When to Replace Motors:

• Underperforming Motors: If the motors cannot provide adequate thrust for current payload needs, an upgrade may be necessary.
• Persistent Overheating: Motors that frequently overheat despite proper maintenance are likely underpowered or inefficient.
• Advanced Applications: When shifting to demanding activities like drone racing, aerial cinematography, or heavy-lift industrial tasks, investing in high-performance motors becomes essential.

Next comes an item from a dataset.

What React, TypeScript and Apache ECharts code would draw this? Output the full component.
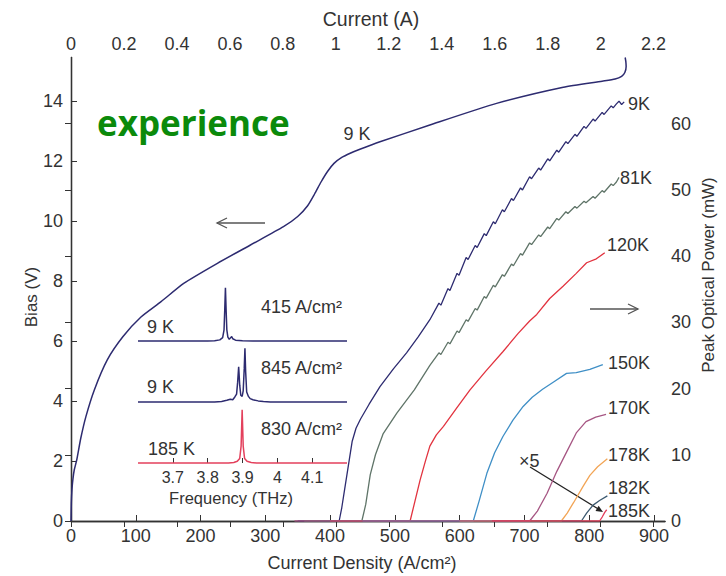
import React, { useEffect, useRef } from "react";
import * as echarts from "echarts";

// ---- Data ----
// Bias (V) vs current density (A/cm^2), 9 K
const biasCurve: [number, number][] = [
  [0, 0], [0.5, 0.6], [1.5, 1.05], [3, 1.4], [5, 1.7], [9, 2.05], [15, 2.75], [23, 3.48],
  [36, 4.37], [56, 5.37], [80, 6.14], [108, 6.8], [139, 7.31], [174, 7.92], [226, 8.59],
  [277, 9.2], [328, 9.81], [350, 10.15], [365, 10.5], [376, 10.9], [386, 11.3], [396, 11.65],
  [406, 11.92], [418, 12.12], [431, 12.26], [447, 12.4], [477, 12.64], [554, 13.2], [657, 13.92],
  [760, 14.46], [820, 14.66], [840, 14.73], [850, 14.82], [855, 14.95], [857, 15.15], [856.5, 15.32], [855.5, 15.45],
];

// Peak optical power (mW) vs current density (A/cm^2)
const power9K: [number, number][] = [
  [350, 0], [405, 0], [414, 0], [418, 2], [422, 4.5], [426, 7], [430, 9.5], [434, 12], [440, 14],
  [447, 15.4], [460, 17.6], [477, 20.3], [498, 23], [518, 25.4], [536, 27.8], [554, 30.4],
  [568, 32.9], [571, 32.6], [582, 35.1], [585, 34.8], [596, 37.4], [599, 37.1], [610, 39.8], [613, 39.5],
  [624, 41.6], [627, 41.3], [638, 43.4], [641, 43.1], [652, 45.2], [655, 44.9], [666, 47.0], [669, 46.7],
  [680, 48.7], [683, 48.4], [694, 50.3], [697, 50.0], [708, 52.0], [711, 51.7], [722, 53.3], [725, 53.0],
  [736, 54.7], [739, 54.4], [750, 56.0], [753, 55.7], [764, 57.3], [767, 57.0], [778, 58.4], [781, 58.1],
  [792, 59.6], [795, 59.3], [806, 60.7], [809, 60.4], [820, 61.7], [823, 61.4], [834, 62.7], [837, 62.4],
  [842, 63.0], [846, 63.4], [850, 62.9], [854, 63.3],
];
const power81K: [number, number][] = [
  [360, 0], [446, 0], [449, 0], [455, 2.5], [462, 7.0], [470, 10], [482, 13.2], [503, 16.3], [530, 19.8],
  [554, 23.5], [568, 25.4], [571, 25.15], [582, 27.0], [585, 26.75], [596, 28.7], [599, 28.45], [610, 30.4],
  [613, 30.15], [624, 32.1], [627, 31.85], [638, 33.9], [641, 33.65], [652, 35.6], [655, 35.35], [666, 37.2],
  [669, 36.95], [680, 38.8], [683, 38.55], [694, 40.4], [697, 40.15], [708, 42.0], [711, 41.75], [722, 43.2],
  [725, 42.95], [736, 44.4], [739, 44.15], [750, 45.7], [753, 45.45], [764, 46.7], [767, 46.45], [778, 47.5],
  [781, 47.25], [792, 48.3], [795, 48.05], [806, 49.0], [809, 48.75], [820, 49.9], [823, 49.65], [834, 50.9],
  [837, 50.65], [842, 51.2], [846, 51.9],
];
const power120K: [number, number][] = [
  [400, 0], [520, 0], [523.5, 0], [531, 3], [539, 6.2], [547, 9], [554, 11.3], [564, 13], [575, 14.3],
  [595, 17], [616, 19.8], [640, 22.6], [667, 25.6], [690, 28.3], [708, 30.2], [719, 31.2], [739, 33.6],
  [760, 35.5], [780, 37.4], [796, 39.0], [811, 39.6], [824, 40.5],
];
const power150K: [number, number][] = [
  [450, 0], [618, 0], [621, 0], [630, 3], [642, 7.2], [654, 10.3], [667, 12.8], [682, 15.2], [698, 17.3],
  [712, 18.7], [728, 19.9], [745, 21.0], [765, 22.3], [780, 22.4], [801, 22.9], [821, 23.6],
];
const power170K: [number, number][] = [
  [345, 0], [705, 0], [708, 0], [720, 1.5], [735, 4.2], [750, 7.5], [765, 10.4], [780, 13.3],
  [795, 15.0], [810, 15.7], [826, 16.1],
];
const power178K: [number, number][] = [
  [600, 0], [754, 0], [757, 0], [766, 1.2], [776, 2.8], [791, 5.3], [801, 6.9], [813, 8.2], [828, 9.4],
];
const power182K: [number, number][] = [
  [650, 0], [786, 0], [788, 0], [796, 1.2], [806, 2.4], [816, 3.1], [828, 3.8],
];
const power185K: [number, number][] = [
  [650, 0], [816, 0], [820, 0.6], [824, 1.3], [827, 1.7],
];

// Inset spectra: frequency (THz) vs normalized intensity
const spectrum415: [number, number][] = [
  [3.6, 0], [3.8, 0], [3.82, 0.005], [3.835, 0.02], [3.843, 0.06], [3.847, 0.2], [3.849, 0.55],
  [3.851, 0.95], [3.853, 0.55], [3.855, 0.2], [3.858, 0.07], [3.862, 0.03], [3.866, 0.06],
  [3.869, 0.08], [3.872, 0.04], [3.88, 0.015], [3.9, 0.005], [3.93, 0], [4.2, 0],
];
const spectrum845: [number, number][] = [
  [3.6, 0], [3.82, 0], [3.84, 0.01], [3.855, 0.03], [3.865, 0.05], [3.872, 0.04], [3.878, 0.09],
  [3.883, 0.14], [3.886, 0.35], [3.889, 0.63], [3.892, 0.3], [3.895, 0.12], [3.899, 0.1], [3.902, 0.2],
  [3.905, 0.6], [3.907, 0.96], [3.909, 0.55], [3.912, 0.18], [3.917, 0.1], [3.922, 0.06], [3.93, 0.04],
  [3.945, 0.02], [3.96, 0.01], [3.98, 0], [4.2, 0],
];
const spectrum830: [number, number][] = [
  [3.6, 0], [3.86, 0], [3.875, 0.01], [3.885, 0.03], [3.892, 0.08], [3.896, 0.3], [3.899, 0.95],
  [3.902, 0.3], [3.906, 0.08], [3.913, 0.03], [3.925, 0.01], [3.94, 0], [4.2, 0],
];
const freqTicks = [3.7, 3.8, 3.9, 4, 4.1];

const FONT = "'Liberation Sans', Arial, sans-serif";
const TXT = "#333";
const AX = "#333";

const NAVY = "#2d2b70";
const GRAYGREEN = "#5f7468";
const RED = "#e2333f";
const BLUE = "#3f8fc6";
const MAUVE = "#a65683";
const ORANGE = "#f2a556";
const SLATE = "#3d5a70";
const PINKRED = "#e3405c";

function txt(text: string, x: number, y: number, opts: any = {}) {
  return {
    type: "text",
    x,
    y,
    rotation: opts.rotation || 0,
    z: 100,
    style: {
      text,
      fill: opts.fill || TXT,
      fontSize: opts.fontSize || 18,
      fontFamily: opts.fontFamily || FONT,
      fontWeight: opts.fontWeight || "normal",
      textAlign: opts.align || "left",
      textVerticalAlign: "middle",
    },
  };
}

export default function App() {
  const ref = useRef<HTMLDivElement>(null);
  useEffect(() => {
    if (!ref.current) return;
    const chart = echarts.init(ref.current, null, { renderer: "svg" });
    const axisLine = { show: true, lineStyle: { color: AX, width: 1.3 } };
    const axisLabel = { color: TXT, fontSize: 18, fontFamily: FONT };
    const line = (data: any, color: string, yAxisIndex = 1, lw = 1.3, extra: any = {}) => ({
      type: "line",
      data,
      xAxisIndex: 0,
      yAxisIndex,
      showSymbol: false,
      symbol: "none",
      silent: true,
      lineStyle: { color, width: lw },
      ...extra,
    });
    const spec = (data: any, color: string, idx: number) => ({
      type: "line",
      data,
      xAxisIndex: idx,
      yAxisIndex: idx,
      showSymbol: false,
      symbol: "none",
      silent: true,
      clip: false,
      lineStyle: { color, width: 1.5 },
    });
    const option: any = {
      animation: false,
      backgroundColor: "#fff",
      grid: [
        { left: 71, right: 61, top: 57.5, bottom: 55 },
        { left: 138, top: 285, width: 209, height: 56 },
        { left: 138, top: 346, width: 209, height: 56 },
        { left: 138, top: 407, width: 209, height: 56 },
      ],
      xAxis: [
        {
          type: "value", gridIndex: 0, position: "bottom", min: 0, max: 917, interval: 100,
          axisLine, axisTick: { inside: true, length: 6, lineStyle: { color: AX } },
          axisLabel: { ...axisLabel, margin: 6, showMaxLabel: false }, splitLine: { show: false },
        },
        {
          type: "value", gridIndex: 0, position: "top", min: 0, max: 2.243, interval: 0.2,
          axisLine, axisTick: { inside: true, length: 6, lineStyle: { color: AX } },
          axisLabel: { ...axisLabel, margin: 5, showMaxLabel: false }, splitLine: { show: false },
        },
        { type: "value", gridIndex: 1, min: 3.6, max: 4.2, show: false },
        { type: "value", gridIndex: 2, min: 3.6, max: 4.2, show: false },
        {
          type: "value", gridIndex: 3, min: 3.6, max: 4.2,
          axisLine: { show: false },
          axisTick: { show: true, inside: true, length: 5, customValues: freqTicks, lineStyle: { color: AX } },
          axisLabel: { ...axisLabel, fontSize: 16, margin: 6, customValues: freqTicks },
          splitLine: { show: false },
        },
      ],
      yAxis: [
        {
          type: "value", gridIndex: 0, position: "left", min: 0, max: 15.45, interval: 2,
          axisLine, axisTick: { show: true, inside: true, length: 6, lineStyle: { color: AX } },
          axisLabel: { ...axisLabel, margin: 8, showMaxLabel: false }, splitLine: { show: false },
        },
        {
          type: "value", gridIndex: 0, position: "right", min: 0, max: 70, interval: 10,
          axisLine, axisTick: { show: true, inside: true, length: 6, lineStyle: { color: AX } },
          axisLabel: { ...axisLabel, margin: 6, showMaxLabel: false }, splitLine: { show: false },
        },
        { type: "value", gridIndex: 1, min: 0, max: 1, show: false },
        { type: "value", gridIndex: 2, min: 0, max: 1, show: false },
        { type: "value", gridIndex: 3, min: 0, max: 1, show: false },
      ],
      series: [
        line(biasCurve, NAVY, 0, 1.5, { smooth: 0.2 }),
        line(power9K, NAVY),
        line(power81K, GRAYGREEN),
        line(power120K, RED),
        line(power150K, BLUE),
        line(power178K, ORANGE),
        line(power182K, SLATE),
        line(power170K, MAUVE),
        line(power185K, PINKRED),
        spec(spectrum415, NAVY, 2),
        spec(spectrum845, NAVY, 3),
        spec(spectrum830, PINKRED, 4),
      ],
      graphic: [
        txt("Current (A)", 371, 19, { align: "center", fontSize: 19.5 }),
        txt("Current Density (A/cm²)", 362, 563, { align: "center" }),
        txt("Bias (V)", 31, 297, { align: "center", rotation: Math.PI / 2, fontSize: 17 }),
        txt("Peak Optical Power (mW)", 708, 275, { align: "center", rotation: Math.PI / 2, fontSize: 17 }),
        txt("experience", 97, 122, { fontSize: 35, fontWeight: "bold", fontFamily: "'Open Sans', sans-serif", fill: "#0b8a0b" }),
        txt("9 K", 357, 134, { align: "center" }),
        txt("9K", 628, 104),
        txt("81K", 620, 178),
        txt("120K", 607, 245),
        txt("150K", 608, 363),
        txt("170K", 608, 408),
        txt("178K", 608, 455),
        txt("182K", 608, 488),
        txt("185K", 608, 511),
        txt("415 A/cm²", 261, 307),
        txt("845 A/cm²", 261, 368),
        txt("830 A/cm²", 261, 429),
        txt("9 K", 147, 327),
        txt("9 K", 147, 387),
        txt("185 K", 148, 449),
        txt("Frequency (THz)", 231, 498, { align: "center", fontSize: 16.5 }),
        txt("×5", 519, 461),
        // left arrow (bias axis)
        { type: "line", shape: { x1: 265, y1: 223, x2: 217, y2: 223 }, style: { stroke: "#555", lineWidth: 1.3 } },
        { type: "polyline", shape: { points: [[227, 218], [217, 223], [227, 228]] }, style: { stroke: "#555", lineWidth: 1.3, fill: "none" } },
        // right arrow (power axis)
        { type: "line", shape: { x1: 590, y1: 309, x2: 638, y2: 309 }, style: { stroke: "#555", lineWidth: 1.3 } },
        { type: "polyline", shape: { points: [[628, 304], [638, 309], [628, 314]] }, style: { stroke: "#555", lineWidth: 1.3, fill: "none" } },
        // x5 arrow
        { type: "line", shape: { x1: 530, y1: 467, x2: 600, y2: 510 }, style: { stroke: "#222", lineWidth: 1.3 } },
        { type: "polygon", shape: { points: [[603, 512], [595.5, 510.9], [598.6, 505.8]] }, style: { fill: "#222" } },
      ],
    };
    chart.setOption(option);
    return () => chart.dispose();
  }, []);
  return (
    <div
      ref={ref}
      style={{ position: "fixed", left: 0, top: 0, width: 726, height: 576, background: "#fff" }}
    />
  );
}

Benefits of Upgraded Motors:

• Enhanced Flight Time: More efficient motors maximize battery output, resulting in longer time in the air.
• Improved Stability: Higher quality motors can reduce oscillations and improve control.
• Adaptability to Payloads: Opting for motors with higher torque and thrust capabilities ensures compatibility with heavier accessories.

Recommended Brands:

Manufacturers like DJI and T-Motor offer specialized and advanced options for drone enthusiasts: - DJI’s E5000 Series: Ideal for drones requiring heavy-lift capabilities. - T-Motor F-Line: Perfect for high-speed racing drones, known for reliability and precision.

Investing time and effort into thorough maintenance and strategic upgrades ensures your quadcopter motors perform at their best. Whether you’re a beginner aiming to preserve your equipment or an advanced user upgrading for competitive edge, these practices empower you to optimize flight safety, efficiency, and enjoyment.